The numbers Alibaba cites, 85% of support requests automated and a 90% reduction in support time, are the kind of figures that look like marketing until your infrastructure team tries to replicate them on a general-purpose cloud and discovers the coordination overhead alone consumes the productivity gain. If your current agent deployments are running on stack-of-wrappers architecture, meaning agents bolted onto existing compute with ad hoc orchestration, Alibaba’s framing of “agent-native” infrastructure as a distinct category deserves scrutiny rather than dismissal.
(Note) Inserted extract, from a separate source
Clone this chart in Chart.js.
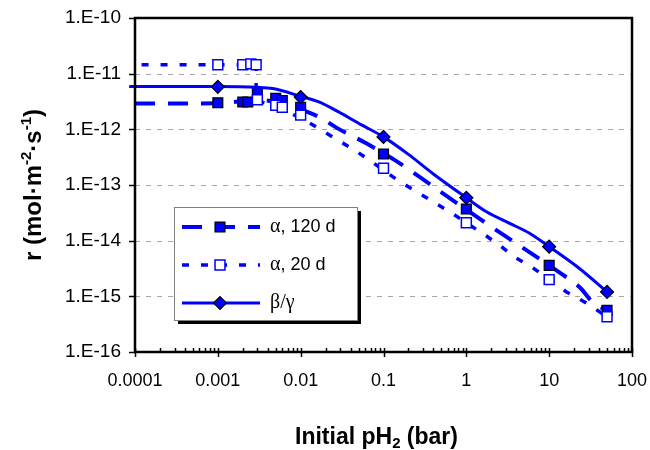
<!DOCTYPE html>
<html>
<head>
<meta charset="utf-8">
<script src="https://cdn.jsdelivr.net/npm/chart.js@4/dist/chart.umd.min.js"></script>
<style>
html, body { margin: 0; padding: 0; background: #ffffff; }
#c { display: block; }
</style>
</head>
<body>
<canvas id="c" width="650" height="450"></canvas>
<script>
// ---------- data ----------
const seriesNames = ['α, 120 d', 'α, 20 d', 'β/γ'];
const xTitleMain = 'Initial pH';
const xTitleSub = '2';
const xTitleTail = ' (bar)';
const yTitleParts = ['r (mol·m', '-2', '·s', '-1', ')'];

const xTicks = [0.0001, 0.001, 0.01, 0.1, 1, 10, 100];
const xTickLabels = ['0.0001', '0.001', '0.01', '0.1', '1', '10', '100'];
const yTicks = [1e-16, 1e-15, 1e-14, 1e-13, 1e-12, 1e-11, 1e-10];
const yTickLabels = ['1.E-16', '1.E-15', '1.E-14', '1.E-13', '1.E-12', '1.E-11', '1.E-10'];

// measured points: alpha, 120 d (filled squares)
const a120X = [0.001, 0.002, 0.0023, 0.003, 0.005, 0.006, 0.01, 0.1, 1, 10, 50];
const a120Y = [3.0e-12, 3.1e-12, 3.1e-12, 4.5e-12, 3.6e-12, 3.3e-12, 2.5e-12, 3.6e-13, 3.7e-14, 3.6e-15, 5.6e-16];
// measured points: alpha, 20 d (open squares)
const a20X = [0.001, 0.002, 0.0025, 0.0029, 0.003, 0.005, 0.006, 0.01, 0.1, 1, 10, 50];
const a20Y = [1.45e-11, 1.45e-11, 1.5e-11, 1.45e-11, 3.4e-12, 2.7e-12, 2.5e-12, 1.8e-12, 2.0e-13, 2.1e-14, 2.0e-15, 4.3e-16];
// measured points: beta/gamma (diamonds)
const bgX = [0.001, 0.01, 0.1, 1, 10, 50];
const bgY = [5.8e-12, 3.8e-12, 7.3e-13, 5.9e-14, 7.8e-15, 1.2e-15];

// model curves
const fit120X = [0.0001, 0.001, 0.002, 0.003, 0.006, 0.0118, 0.017, 0.028, 0.062, 0.137, 0.298, 0.63, 1.38, 2.78, 5.7, 13, 24, 33, 50];
const fit120Y = [2.9e-12, 2.95e-12, 3.2e-12, 3.4e-12, 2.9e-12, 2.08e-12, 1.64e-12, 1.04e-12, 5.6e-13, 2.8e-13, 1.27e-13, 5.8e-14, 2.6e-14, 1.28e-14, 6.3e-15, 2.75e-15, 1.4e-15, 8e-16, 5.5e-16];
const fit20X = [0.00012, 0.0029, 0.0029, 0.005, 0.0112, 0.0179, 0.0271, 0.043, 0.0652, 0.157, 0.25, 0.397, 0.63, 1.75, 2.65, 3.8, 6.1, 16.2, 28, 50];
const fit20Y = [1.45e-11, 1.45e-11, 3.3e-12, 2.6e-12, 1.47e-12, 9.7e-13, 6.6e-13, 4.4e-13, 2.9e-13, 1.15e-13, 7.6e-14, 5.0e-14, 3.3e-14, 1.21e-14, 7.8e-15, 5.1e-15, 3.4e-15, 1.2e-15, 7.6e-16, 4.3e-16];
const fitBgX = [0.000085, 0.001, 0.003, 0.0046, 0.0103, 0.0163, 0.0283, 0.0543, 0.0989, 0.2, 0.4, 1, 1.75, 3.33, 5.8, 10, 23, 50];
const fitBgY = [5.9e-12, 5.9e-12, 5.7e-12, 5.4e-12, 3.86e-12, 3.14e-12, 2.08e-12, 1.2e-12, 7.4e-13, 3.55e-13, 1.58e-13, 5.9e-14, 3.3e-14, 2.05e-14, 1.36e-14, 7.8e-15, 3.2e-15, 1.2e-15];

// ---------- helpers ----------
const pts = (xs, ys) => xs.map((x, i) => ({ x: x, y: ys[i] }));
const BLUE = '#0000ff';
const SANS = "'Liberation Sans', Arial, sans-serif";
const SERIF = "'Liberation Serif', 'Times New Roman', serif";

function drawMarker(ctx, ds, x, y) {
  ctx.save();
  ctx.setLineDash([]);
  ctx.fillStyle = ds.pointBackgroundColor;
  ctx.strokeStyle = ds.pointBorderColor;
  ctx.lineWidth = ds.pointBorderWidth;
  const r = ds.pointRadius;
  ctx.beginPath();
  if (ds.pointStyle === 'rectRot') {
    ctx.moveTo(x - r, y); ctx.lineTo(x, y - r); ctx.lineTo(x + r, y); ctx.lineTo(x, y + r); ctx.closePath();
  } else {
    const s = Math.SQRT1_2 * r;
    ctx.rect(x - s, y - s, 2 * s, 2 * s);
  }
  ctx.fill(); ctx.stroke();
  ctx.restore();
}

const legendRows = [
  { line: 0, marker: 1 },
  { line: 2, marker: 3 },
  { line: 4, marker: 5 }
];

function noPad(s) { s.paddingLeft = 0; s.paddingRight = 0; s.paddingTop = 0; s.paddingBottom = 0; }

const extras = {
  id: 'extras',
  beforeDatasetsDraw(chart) {
    const { ctx, chartArea: a } = chart;
    const ys = chart.scales.y;
    ctx.save();
    ctx.strokeStyle = '#a6a6a6';
    ctx.lineWidth = 1;
    ctx.setLineDash([5, 6]);
    yTicks.forEach((v, i) => {
      if (i === 0 || i === yTicks.length - 1) return;
      const py = Math.round(ys.getPixelForValue(v)) + 0.5;
      ctx.beginPath(); ctx.moveTo(a.left, py); ctx.lineTo(a.right, py); ctx.stroke();
    });
    ctx.restore();
  },
  afterDatasetsDraw(chart) {
    const { ctx, chartArea: a } = chart;
    const xs = chart.scales.x, ys = chart.scales.y;
    ctx.save();
    ctx.setLineDash([]);
    // frame
    ctx.strokeStyle = '#000';
    ctx.lineWidth = 2.5;
    ctx.strokeRect(a.left, a.top, a.right - a.left, a.bottom - a.top);
    // y ticks (outside)
    ctx.lineWidth = 1.5;
    yTicks.forEach(v => {
      const py = Math.round(ys.getPixelForValue(v)) + 0.5;
      ctx.beginPath(); ctx.moveTo(a.left - 6, py); ctx.lineTo(a.left, py); ctx.stroke();
    });
    // x major ticks (cross) and minor ticks (inside)
    xTicks.forEach((v, i) => {
      const px = Math.round(xs.getPixelForValue(v)) + 0.5;
      ctx.beginPath(); ctx.moveTo(px, a.bottom - 4); ctx.lineTo(px, a.bottom + 5); ctx.stroke();
      if (i < xTicks.length - 1) {
        for (let m = 2; m <= 9; m++) {
          const mx = Math.round(xs.getPixelForValue(v * m)) + 0.5;
          ctx.beginPath(); ctx.moveTo(mx, a.bottom - 4); ctx.lineTo(mx, a.bottom); ctx.stroke();
        }
      }
    });
    ctx.restore();

    // legend
    const ds = chart.data.datasets;
    const bx = a.left + 39, by = a.top + 189, bw = 183, bh = 113;
    ctx.save();
    ctx.fillStyle = '#000';
    ctx.fillRect(bx + 4, by + 4, bw, bh);
    ctx.fillStyle = '#fff';
    ctx.fillRect(bx, by, bw, bh);
    ctx.strokeStyle = '#808080';
    ctx.lineWidth = 1;
    ctx.strokeRect(bx + 0.5, by + 0.5, bw, bh);
    legendRows.forEach((row, i) => {
      const ly = by + 20 + i * 38;
      const lds = ds[row.line], mds = ds[row.marker];
      ctx.save();
      ctx.strokeStyle = lds.borderColor;
      ctx.lineWidth = lds.borderWidth;
      ctx.setLineDash(lds.borderDash || []);
      ctx.beginPath(); ctx.moveTo(bx + 8, ly); ctx.lineTo(bx + 86, ly); ctx.stroke();
      ctx.restore();
      drawMarker(ctx, mds, bx + 46, ly);
      const label = seriesNames[i];
      ctx.fillStyle = '#000';
      ctx.textBaseline = 'middle';
      ctx.textAlign = 'left';
      let tx = bx + 96;
      if (/^[α-ω\/]+$/.test(label)) {
        ctx.font = '20px ' + SERIF;
        ctx.fillText(label, tx, ly);
      } else {
        ctx.font = '20px ' + SERIF;
        ctx.fillText(label[0], tx, ly);
        tx += ctx.measureText(label[0]).width;
        ctx.font = '18px ' + SANS;
        ctx.fillText(label.slice(1), tx, ly);
      }
    });
    ctx.restore();

    // axis titles
    ctx.save();
    ctx.fillStyle = '#000';
    ctx.textBaseline = 'alphabetic';
    ctx.textAlign = 'left';
    let big = 'bold 23px ' + SANS, small = 'bold 15px ' + SANS;
    // x title
    ctx.font = big;
    const w1 = ctx.measureText(xTitleMain).width;
    const w3 = ctx.measureText(xTitleTail).width;
    ctx.font = small;
    const w2 = ctx.measureText(xTitleSub).width;
    let tx = (a.left + a.right) / 2 - 7 - (w1 + w2 + w3) / 2;
    const tyb = 444;
    ctx.font = big; ctx.fillText(xTitleMain, tx, tyb); tx += w1;
    ctx.font = small; ctx.fillText(xTitleSub, tx, tyb + 4); tx += w2;
    ctx.font = big; ctx.fillText(xTitleTail, tx, tyb);
    // y title (rotated)
    big = 'bold 24px ' + SANS; small = 'bold 15px ' + SANS;
    ctx.translate(41, (a.top + a.bottom) / 2);
    ctx.rotate(-Math.PI / 2);
    const widths = yTitleParts.map((p, i) => { ctx.font = (i % 2 ? small : big); return ctx.measureText(p).width; });
    let yx = -widths.reduce((s, w) => s + w, 0) / 2;
    yTitleParts.forEach((p, i) => {
      ctx.font = (i % 2 ? small : big);
      ctx.fillText(p, yx, i % 2 ? -10 : 0);
      yx += widths[i];
    });
    ctx.restore();
  }
};

new Chart(document.getElementById('c'), {
  type: 'scatter',
  data: {
    datasets: [
      { label: seriesNames[0], data: pts(fit120X, fit120Y), showLine: true, pointRadius: 0, borderColor: BLUE, borderWidth: 4, borderDash: [20, 13], cubicInterpolationMode: 'monotone', fill: false, order: 5 },
      { label: seriesNames[0], data: pts(a120X, a120Y), showLine: false, pointStyle: 'rect', pointRadius: 7, pointBackgroundColor: BLUE, pointBorderColor: '#000', pointBorderWidth: 1.2, order: 4 },
      { label: seriesNames[1], data: pts(fit20X, fit20Y), showLine: true, pointRadius: 0, borderColor: BLUE, borderWidth: 3.5, borderDash: [7, 12], tension: 0, fill: false, order: 3 },
      { label: seriesNames[1], data: pts(a20X, a20Y), showLine: false, pointStyle: 'rect', pointRadius: 7, pointBackgroundColor: '#ffffff', pointBorderColor: BLUE, pointBorderWidth: 1.5, order: 2 },
      { label: seriesNames[2], data: pts(fitBgX, fitBgY), showLine: true, pointRadius: 0, borderColor: BLUE, borderWidth: 3, cubicInterpolationMode: 'monotone', fill: false, order: 1, clip: { left: 8, top: 2, right: 2, bottom: 2 } },
      { label: seriesNames[2], data: pts(bgX, bgY), showLine: false, pointStyle: 'rectRot', pointRadius: 6.5, pointBackgroundColor: BLUE, pointBorderColor: '#000', pointBorderWidth: 1.2, order: 0 }
    ]
  },
  options: {
    responsive: false,
    animation: false,
    events: [],
    layout: { padding: { top: 18, right: 18, left: 0, bottom: 0 } },
    plugins: { legend: { display: false }, tooltip: { enabled: false }, title: { display: false } },
    scales: {
      x: {
        type: 'logarithmic', position: 'bottom', min: 1e-4, max: 100,
        afterBuildTicks: s => { s.ticks = xTicks.map(v => ({ value: v })); },
        afterFit: s => { s.height = 98; noPad(s); },
        ticks: { callback: (v, i) => xTickLabels[i], color: '#000', font: { family: SANS, size: 18 }, padding: 18, maxRotation: 0, autoSkip: false },
        grid: { display: false, drawTicks: false },
        border: { display: false }
      },
      y: {
        type: 'logarithmic', position: 'left', min: 1e-16, max: 1e-10,
        afterBuildTicks: s => { s.ticks = yTicks.map(v => ({ value: v })); },
        afterFit: s => { s.width = 135; noPad(s); },
        ticks: { callback: (v, i) => yTickLabels[i], color: '#000', font: { family: SANS, size: 19 }, padding: 14, autoSkip: false },
        grid: { display: false, drawTicks: false },
        border: { display: false }
      }
    }
  },
  plugins: [extras]
});
</script>
</body>
</html>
The conceptually sharp move here isn’t the sandbox or the elastic scaling, those are table stakes. It’s the claim about organizational knowledge accumulation. Zhou’s argument is that agents running on shared, governed infrastructure compound in value because skills and governance policies improve across the whole fleet rather than siloing inside individual deployments. That’s the right abstraction, but it’s also exactly the kind of claim that sounds persuasive in a vendor keynote and collapses under the weight of real enterprise data governance requirements. The question isn’t whether the architecture is sound, it’s whether Alibaba’s identity integration and workload isolation hold up under a CISO’s actual threat model, not a conference demo’s.

Huawei’s parallel announcement in financial services, where regulatory and compliance overhead is highest, is the more telling signal about where this competition is heading. Whoever wins the right to host agent infrastructure in regulated industries wins the stickiest contracts in the market. If you’re evaluating cloud vendor roadmaps for an agent deployment in 2026, the renewal decision you already own is whether your current provider has a credible agent-native story or is still promising to backfill one. A general-purpose cloud with an “agents coming soon” slide is a different risk than it was twelve months ago.

Concept deep-dive: Multi-agent orchestration

Multi-agent orchestration is the practice of coordinating several specialized AI agents, think of it as a project manager routing tasks to domain experts, so that each handles only what it’s best at while a governing layer sequences the work and passes outputs between them. It exists because single general-purpose agents hit quality and latency ceilings on complex enterprise workflows. The business relevance is direct: orchestration quality, not raw model capability, is increasingly what separates a productive agent deployment from an expensive experiment.